Written problem -
Without including any pictures, write out all the entries exactly.

Source data -

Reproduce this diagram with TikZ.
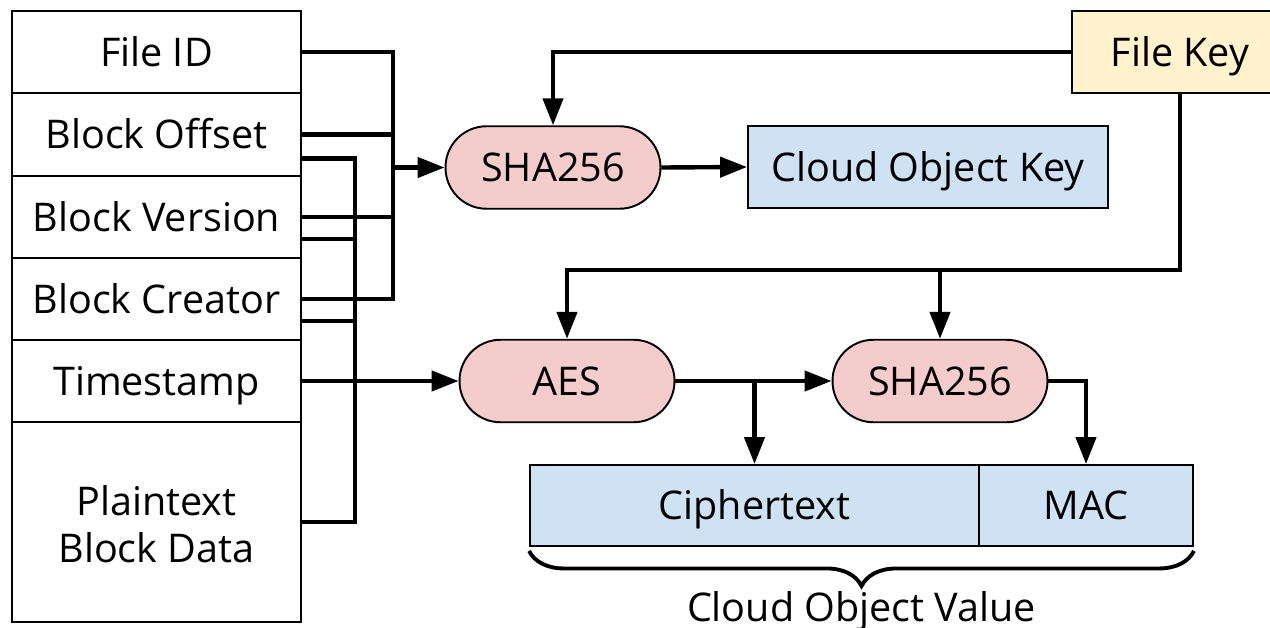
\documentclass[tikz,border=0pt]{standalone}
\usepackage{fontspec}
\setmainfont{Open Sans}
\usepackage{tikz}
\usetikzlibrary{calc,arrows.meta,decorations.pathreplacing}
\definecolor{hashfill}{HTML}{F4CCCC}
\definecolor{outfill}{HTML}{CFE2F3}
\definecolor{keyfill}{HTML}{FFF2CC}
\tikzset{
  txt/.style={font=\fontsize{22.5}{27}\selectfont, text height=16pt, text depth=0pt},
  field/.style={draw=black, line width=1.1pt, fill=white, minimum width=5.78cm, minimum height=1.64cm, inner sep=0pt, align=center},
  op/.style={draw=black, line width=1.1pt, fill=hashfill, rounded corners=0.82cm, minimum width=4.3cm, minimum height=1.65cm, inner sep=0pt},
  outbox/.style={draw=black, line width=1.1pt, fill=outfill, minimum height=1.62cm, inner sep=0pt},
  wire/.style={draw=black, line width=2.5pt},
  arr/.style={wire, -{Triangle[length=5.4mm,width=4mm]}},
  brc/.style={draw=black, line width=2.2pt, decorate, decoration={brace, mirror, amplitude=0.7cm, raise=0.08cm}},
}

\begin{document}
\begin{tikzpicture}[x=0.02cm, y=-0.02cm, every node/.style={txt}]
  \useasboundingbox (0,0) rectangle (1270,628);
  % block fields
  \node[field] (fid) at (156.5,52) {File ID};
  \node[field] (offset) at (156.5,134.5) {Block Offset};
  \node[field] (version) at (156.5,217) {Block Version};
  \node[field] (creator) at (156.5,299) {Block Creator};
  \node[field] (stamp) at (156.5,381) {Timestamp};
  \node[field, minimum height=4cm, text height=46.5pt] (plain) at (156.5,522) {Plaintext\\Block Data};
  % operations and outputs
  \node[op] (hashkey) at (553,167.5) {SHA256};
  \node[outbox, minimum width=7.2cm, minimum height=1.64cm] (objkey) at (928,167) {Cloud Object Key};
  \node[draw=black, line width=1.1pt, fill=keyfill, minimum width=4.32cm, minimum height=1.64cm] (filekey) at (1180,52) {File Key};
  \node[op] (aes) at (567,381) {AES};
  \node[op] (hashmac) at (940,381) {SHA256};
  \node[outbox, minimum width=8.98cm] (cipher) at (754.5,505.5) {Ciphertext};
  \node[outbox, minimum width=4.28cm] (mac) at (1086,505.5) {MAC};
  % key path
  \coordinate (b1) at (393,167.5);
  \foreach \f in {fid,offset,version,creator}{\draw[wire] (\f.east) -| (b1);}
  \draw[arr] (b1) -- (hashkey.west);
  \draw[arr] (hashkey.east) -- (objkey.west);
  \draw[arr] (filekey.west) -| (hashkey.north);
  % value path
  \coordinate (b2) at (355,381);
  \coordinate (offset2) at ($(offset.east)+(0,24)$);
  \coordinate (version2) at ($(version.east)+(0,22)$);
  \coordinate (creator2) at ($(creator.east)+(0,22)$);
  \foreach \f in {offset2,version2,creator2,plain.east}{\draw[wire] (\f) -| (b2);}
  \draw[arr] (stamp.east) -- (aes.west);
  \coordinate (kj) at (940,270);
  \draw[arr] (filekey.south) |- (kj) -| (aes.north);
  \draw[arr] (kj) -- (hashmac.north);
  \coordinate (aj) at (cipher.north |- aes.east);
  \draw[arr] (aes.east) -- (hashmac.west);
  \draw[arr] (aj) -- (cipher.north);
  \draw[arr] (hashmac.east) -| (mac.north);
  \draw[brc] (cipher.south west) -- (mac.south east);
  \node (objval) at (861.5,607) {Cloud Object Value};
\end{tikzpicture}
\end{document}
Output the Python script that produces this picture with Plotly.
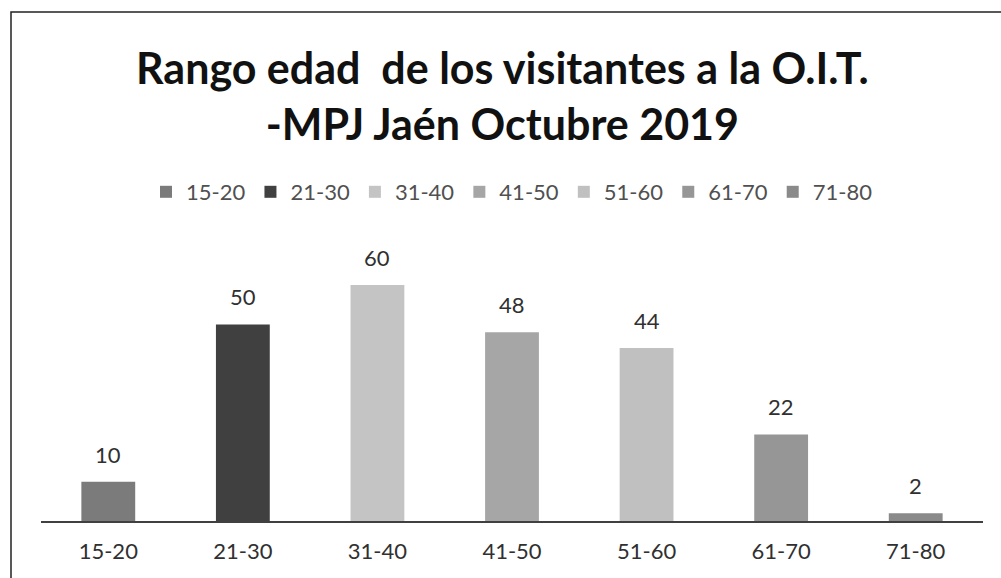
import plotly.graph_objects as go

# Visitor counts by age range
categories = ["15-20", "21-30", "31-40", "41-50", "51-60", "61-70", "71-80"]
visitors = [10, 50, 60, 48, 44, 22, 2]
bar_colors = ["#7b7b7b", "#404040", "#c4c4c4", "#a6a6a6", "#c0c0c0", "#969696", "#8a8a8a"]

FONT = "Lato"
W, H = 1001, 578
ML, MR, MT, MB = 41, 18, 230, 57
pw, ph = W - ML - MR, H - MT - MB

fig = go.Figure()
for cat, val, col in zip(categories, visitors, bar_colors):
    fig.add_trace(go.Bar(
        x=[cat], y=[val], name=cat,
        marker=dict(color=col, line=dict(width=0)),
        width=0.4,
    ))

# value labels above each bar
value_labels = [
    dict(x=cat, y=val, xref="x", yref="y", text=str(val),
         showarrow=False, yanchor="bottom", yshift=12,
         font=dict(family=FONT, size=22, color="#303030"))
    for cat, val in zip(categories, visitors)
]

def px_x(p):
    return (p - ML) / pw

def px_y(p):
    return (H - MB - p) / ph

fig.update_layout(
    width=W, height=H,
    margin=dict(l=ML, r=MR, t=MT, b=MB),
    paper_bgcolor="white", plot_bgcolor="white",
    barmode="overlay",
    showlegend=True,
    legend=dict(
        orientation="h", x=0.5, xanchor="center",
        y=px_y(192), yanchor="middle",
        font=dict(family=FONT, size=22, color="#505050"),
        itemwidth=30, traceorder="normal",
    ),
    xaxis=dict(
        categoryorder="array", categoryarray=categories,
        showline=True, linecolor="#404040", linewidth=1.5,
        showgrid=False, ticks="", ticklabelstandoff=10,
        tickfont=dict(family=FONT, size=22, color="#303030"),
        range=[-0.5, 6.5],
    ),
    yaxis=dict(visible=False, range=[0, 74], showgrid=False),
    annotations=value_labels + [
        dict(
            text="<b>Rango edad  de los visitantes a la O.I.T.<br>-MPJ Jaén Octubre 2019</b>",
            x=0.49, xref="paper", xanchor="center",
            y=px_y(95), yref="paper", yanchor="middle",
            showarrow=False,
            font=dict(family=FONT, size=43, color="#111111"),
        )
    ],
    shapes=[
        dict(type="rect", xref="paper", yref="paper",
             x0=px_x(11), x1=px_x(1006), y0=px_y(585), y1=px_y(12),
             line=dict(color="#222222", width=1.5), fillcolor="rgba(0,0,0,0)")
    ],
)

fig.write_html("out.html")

Answer to the exercise -
Reproduce this diagram with TikZ.
\documentclass[tikz,border=0pt]{standalone}
\usepackage{fontspec}
\setmainfont{Open Sans}
\usepackage{tikz}
\usetikzlibrary{calc,arrows.meta,decorations.pathreplacing}
\definecolor{hashfill}{HTML}{F4CCCC}
\definecolor{outfill}{HTML}{CFE2F3}
\definecolor{keyfill}{HTML}{FFF2CC}
\tikzset{
  txt/.style={font=\fontsize{22.5}{27}\selectfont, text height=16pt, text depth=0pt},
  field/.style={draw=black, line width=1.1pt, fill=white, minimum width=5.78cm, minimum height=1.64cm, inner sep=0pt, align=center},
  op/.style={draw=black, line width=1.1pt, fill=hashfill, rounded corners=0.82cm, minimum width=4.3cm, minimum height=1.65cm, inner sep=0pt},
  outbox/.style={draw=black, line width=1.1pt, fill=outfill, minimum height=1.62cm, inner sep=0pt},
  wire/.style={draw=black, line width=2.5pt},
  arr/.style={wire, -{Triangle[length=5.4mm,width=4mm]}},
  brc/.style={draw=black, line width=2.2pt, decorate, decoration={brace, mirror, amplitude=0.7cm, raise=0.08cm}},
}

\begin{document}
\begin{tikzpicture}[x=0.02cm, y=-0.02cm, every node/.style={txt}]
  \useasboundingbox (0,0) rectangle (1270,628);
  % block fields
  \node[field] (fid) at (156.5,52) {File ID};
  \node[field] (offset) at (156.5,134.5) {Block Offset};
  \node[field] (version) at (156.5,217) {Block Version};
  \node[field] (creator) at (156.5,299) {Block Creator};
  \node[field] (stamp) at (156.5,381) {Timestamp};
  \node[field, minimum height=4cm, text height=46.5pt] (plain) at (156.5,522) {Plaintext\\Block Data};
  % operations and outputs
  \node[op] (hashkey) at (553,167.5) {SHA256};
  \node[outbox, minimum width=7.2cm, minimum height=1.64cm] (objkey) at (928,167) {Cloud Object Key};
  \node[draw=black, line width=1.1pt, fill=keyfill, minimum width=4.32cm, minimum height=1.64cm] (filekey) at (1180,52) {File Key};
  \node[op] (aes) at (567,381) {AES};
  \node[op] (hashmac) at (940,381) {SHA256};
  \node[outbox, minimum width=8.98cm] (cipher) at (754.5,505.5) {Ciphertext};
  \node[outbox, minimum width=4.28cm] (mac) at (1086,505.5) {MAC};
  % key path
  \coordinate (b1) at (393,167.5);
  \foreach \f in {fid,offset,version,creator}{\draw[wire] (\f.east) -| (b1);}
  \draw[arr] (b1) -- (hashkey.west);
  \draw[arr] (hashkey.east) -- (objkey.west);
  \draw[arr] (filekey.west) -| (hashkey.north);
  % value path
  \coordinate (b2) at (355,381);
  \coordinate (offset2) at ($(offset.east)+(0,24)$);
  \coordinate (version2) at ($(version.east)+(0,22)$);
  \coordinate (creator2) at ($(creator.east)+(0,22)$);
  \foreach \f in {offset2,version2,creator2,plain.east}{\draw[wire] (\f) -| (b2);}
  \draw[arr] (stamp.east) -- (aes.west);
  \coordinate (kj) at (940,270);
  \draw[arr] (filekey.south) |- (kj) -| (aes.north);
  \draw[arr] (kj) -- (hashmac.north);
  \coordinate (aj) at (cipher.north |- aes.east);
  \draw[arr] (aes.east) -- (hashmac.west);
  \draw[arr] (aj) -- (cipher.north);
  \draw[arr] (hashmac.east) -| (mac.north);
  \draw[brc] (cipher.south west) -- (mac.south east);
  \node (objval) at (861.5,607) {Cloud Object Value};
\end{tikzpicture}
\end{document}
Output the Python script that produces this picture with Plotly.
import plotly.graph_objects as go

# Visitor counts by age range
categories = ["15-20", "21-30", "31-40", "41-50", "51-60", "61-70", "71-80"]
visitors = [10, 50, 60, 48, 44, 22, 2]
bar_colors = ["#7b7b7b", "#404040", "#c4c4c4", "#a6a6a6", "#c0c0c0", "#969696", "#8a8a8a"]

FONT = "Lato"
W, H = 1001, 578
ML, MR, MT, MB = 41, 18, 230, 57
pw, ph = W - ML - MR, H - MT - MB

fig = go.Figure()
for cat, val, col in zip(categories, visitors, bar_colors):
    fig.add_trace(go.Bar(
        x=[cat], y=[val], name=cat,
        marker=dict(color=col, line=dict(width=0)),
        width=0.4,
    ))

# value labels above each bar
value_labels = [
    dict(x=cat, y=val, xref="x", yref="y", text=str(val),
         showarrow=False, yanchor="bottom", yshift=12,
         font=dict(family=FONT, size=22, color="#303030"))
    for cat, val in zip(categories, visitors)
]

def px_x(p):
    return (p - ML) / pw

def px_y(p):
    return (H - MB - p) / ph

fig.update_layout(
    width=W, height=H,
    margin=dict(l=ML, r=MR, t=MT, b=MB),
    paper_bgcolor="white", plot_bgcolor="white",
    barmode="overlay",
    showlegend=True,
    legend=dict(
        orientation="h", x=0.5, xanchor="center",
        y=px_y(192), yanchor="middle",
        font=dict(family=FONT, size=22, color="#505050"),
        itemwidth=30, traceorder="normal",
    ),
    xaxis=dict(
        categoryorder="array", categoryarray=categories,
        showline=True, linecolor="#404040", linewidth=1.5,
        showgrid=False, ticks="", ticklabelstandoff=10,
        tickfont=dict(family=FONT, size=22, color="#303030"),
        range=[-0.5, 6.5],
    ),
    yaxis=dict(visible=False, range=[0, 74], showgrid=False),
    annotations=value_labels + [
        dict(
            text="<b>Rango edad  de los visitantes a la O.I.T.<br>-MPJ Jaén Octubre 2019</b>",
            x=0.49, xref="paper", xanchor="center",
            y=px_y(95), yref="paper", yanchor="middle",
            showarrow=False,
            font=dict(family=FONT, size=43, color="#111111"),
        )
    ],
    shapes=[
        dict(type="rect", xref="paper", yref="paper",
             x0=px_x(11), x1=px_x(1006), y0=px_y(585), y1=px_y(12),
             line=dict(color="#222222", width=1.5), fillcolor="rgba(0,0,0,0)")
    ],
)

fig.write_html("out.html")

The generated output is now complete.